Now that I see the pictures I took, I can't believe I ddn't take more.  But I think I was simply awestruck.  Seeing people on top of the formation as tiny specks, then looking up at where we had come from, and it just put things in a whole new perspective.  I wish I could post all my photos, but you'll just have to keep watching for later posts.  The trek back up is long, arduous, and character-building.  But I think my stamina is starting to return.  I only stop a couple of times for air, and wish mildly for a defibrillator.

Back in the car, we are silent for a while, it was just too much to take in the grandeur.  Too bad the sky was so gray, but the weather doesn't always cooperate with travel plans.  Next stop, Nugget Point Lighthouse.  

Although I have punched in the destination into Google maps on my phone, we don't really need it.  There are signs that make it quite clear where to go.  Sort of.  But of course, the drive there is half the fun, and we find some lovely scenery along the way.  The sun has decided to finally cooperate, and the tide is on it's way out.  



The drive up to the top of the "hill" to see Nugget Point Lighthouse is at times somewhat narrow and not for the faint of heart.  But this pales in comparison to yet another long hike and climb.  A sign warns "beware of cliffs", another "caution, exposed sections".  Ok, so we'll stay to the inside, and to hell with the "keep to the left" shit.  The view is stunning, and we haven't even gotten there yet.


Hiking out to the lighthouse is not as steep, either up or down, as the previous walk of the day at Tunnel Beach.  But once out there, it is much more apparent how incredibly high up we are.  The sign "beware of cliffs" takes on more meaning.  The sea is an amazing shade of blue-green, and we can see a few seals way down on the beach.  The wind is so strong that it feels like it could blow away anything you haven't got a good grip on.  It is mesmerizing.  Wow.




Time to head back.  We have a long drive to Te Anau yet, and we're not sure of what we'll find for supper.  But it's all good.  We roll in about 7 p.m., and the host at Shakespeare House B&B assures us that we should be able to find something to eat, most places are open till 9 (and it is Friday night).

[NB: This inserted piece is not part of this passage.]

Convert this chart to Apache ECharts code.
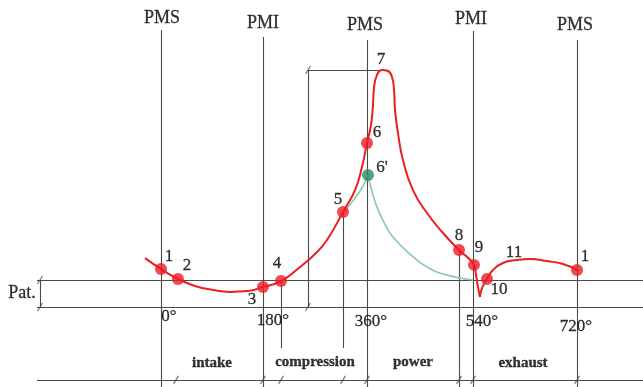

This morning we woke early to make sure we had breakfast (it was awesome, thanks Ray!) and head out to have lots of time to stop on the way to Milford Sound.  The tickets are for the 1:35 cruise, but it's a couple of hours drive time, and I'm pretty sure we'll need an extra couple of hours to stop and gawk at the scenery.  I wasn't wrong. But the wind is strong along Lake Te Anau and quite cold.  So we don't stay anywhere very long.  Even so, by the time we get closer (about 2/3 of the way) to the departure point, we find we are getting pretty low on time.  So it makes sense to keep going, and then stop on the way back at the scenic lookouts.

The drive itself, as my friend Ian had mentioned, was worth it.  Every five minutes, one of us is saying "Wow!".  The mountains, the plains, the clouds, the raw beauty, is simply breathtaking.  And it just keeps getting more amazing the further we go.  Finally, we reach the parking lot and it is packed, but a young lad helps us find a spot.  Then we have to rush to get our boarding pass, and it is only a few minutes till we are safely tucked on the Real Journeys M.V. Sinbad.

It is raining and very chilly, but then, we are in a temperate rain forest.  The advantage to rain here is that there will be many extra waterfalls.  There are five permanent waterfalls, but many narrow (but very long/tall/high?) waterfalls that are mostly just runoff.  For the most part, we don't even take too many pictures, because it's not possible, even with a wide-angle lens, to capture what we're seeing, it's simply too big, and we are too close.  Wow.



More photos to follow.  There are a few, but because of the rain, my lens had some water spotting that was hard to keep up with, so I need to take care of many photos before sharing.

On the way back to Te Anau after the cruise, we do take time to stop at a couple of the places we missed going up to the Sound.  The best was The Chasm.  Or maybe it was the field of lupins.  Or maybe it was the kea (mountain parrot).  Well, anyway, we kept saying "Wow!" every few minutes.